* _What you will do_
Using the material below, copy every line where "that" appears.

* _Records to use_

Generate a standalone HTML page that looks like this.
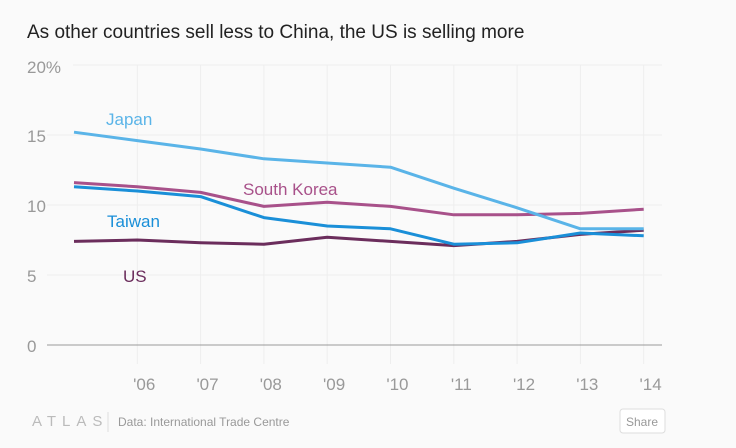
<!DOCTYPE html>
<html><head><meta charset="utf-8"><style>
body{margin:0;width:736px;height:443px;background:#fafafa;font-family:"Liberation Sans",sans-serif;overflow:hidden}
</style></head><body>
<svg width="736" height="443">
<text x="27" y="38" font-size="19" fill="#222">As other countries sell less to China, the US is selling more</text>
<g id="grid"></g><g id="lines"></g>
<text x="27" y="73" font-size="17" fill="#999">20%</text>
<text x="32" y="426" font-size="15" fill="#bbb" letter-spacing="6">ATLAS</text>
<line x1="108" y1="412" x2="108" y2="432" stroke="#ddd"/>
<text x="118" y="426" font-size="12" fill="#999">Data: International Trade Centre</text>
<g><rect x="620" y="409" width="45" height="24" rx="3" fill="#fff" stroke="#ddd"/><text x="642" y="426" font-size="12" fill="#999" text-anchor="middle">Share</text></g>
</svg>
<script>
const years=[2005,2006,2007,2008,2009,2010,2011,2012,2013,2014];
const xLabels=["'06","'07","'08","'09","'10","'11","'12","'13","'14"];
const yTicks=[0,5,10,15];
const japan=[15.2,14.6,14.0,13.3,13.0,12.7,11.2,9.8,8.3,8.3];
const korea=[11.6,11.3,10.9,9.9,10.2,9.9,9.3,9.3,9.4,9.7];
const taiwan=[11.3,11.0,10.6,9.1,8.5,8.3,7.2,7.3,8.0,7.8];
const us=[7.4,7.5,7.3,7.2,7.7,7.4,7.1,7.4,7.9,8.2];
const NS="http://www.w3.org/2000/svg";
const x=y=>74+(y-2005)*63.3, yS=v=>345-v*14;
const grid=document.getElementById('grid'), lines=document.getElementById('lines');
function mk(tag,at,parent){const e=document.createElementNS(NS,tag);for(const k in at)e.setAttribute(k,at[k]);parent.appendChild(e);return e;}
[20,15,10,5].forEach(v=>{const l=mk('line',{x1:v==20?73:47,x2:662,y1:yS(v),y2:yS(v),stroke:'#eee'},grid);

});
yTicks.forEach(v=>{const t=mk('text',{x:27,y:yS(v)+7,'font-size':17,fill:'#999'},grid);t.textContent=v;

});
years.slice(1).forEach((yr,i)=>{const l=mk('line',{x1:x(yr),x2:x(yr),y1:65,y2:364,stroke:'#eee'},grid);


const t=mk('text',{x:x(yr)+18,y:390,'font-size':17,fill:'#999','text-anchor':'end'},grid);t.textContent=xLabels[i];

});
const base=mk('line',{x1:47,x2:662,y1:yS(0),y2:yS(0),stroke:'#999'},grid);


const series=[[us,'#6b2d5c','us'],[korea,'#a8518a','south-korea'],[taiwan,'#1a8fd8','taiwan'],[japan,'#5ab4e8','japan']];
series.forEach(([d,c,n])=>{const p=mk('polyline',{points:d.map((v,i)=>x(years[i])+','+yS(v)).join(' '),fill:'none',stroke:c,'stroke-width':3,'stroke-linejoin':'round'},lines);

});
const labs=[['Japan',106,125,'#5ab4e8'],['South Korea',243,195,'#a8518a'],['Taiwan',107,227,'#1a8fd8'],['US',123,282,'#6b2d5c']];
labs.forEach(([t,lx,ly,c])=>{const e=mk('text',{x:lx,y:ly,'font-size':17,fill:c},lines);e.textContent=t;

});
</script>
</body></html>
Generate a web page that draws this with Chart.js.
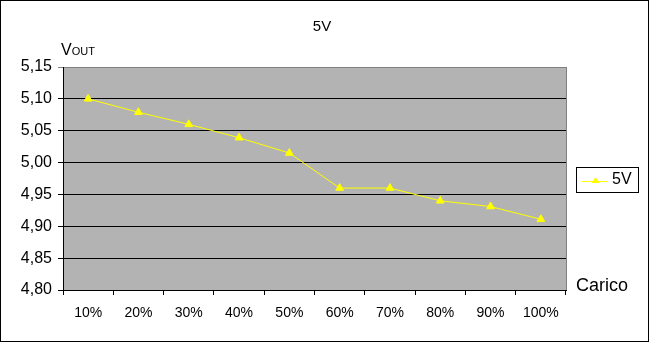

* _Final result_
Generate a standalone HTML page that looks like this.
Generate a web page that draws this with Chart.js.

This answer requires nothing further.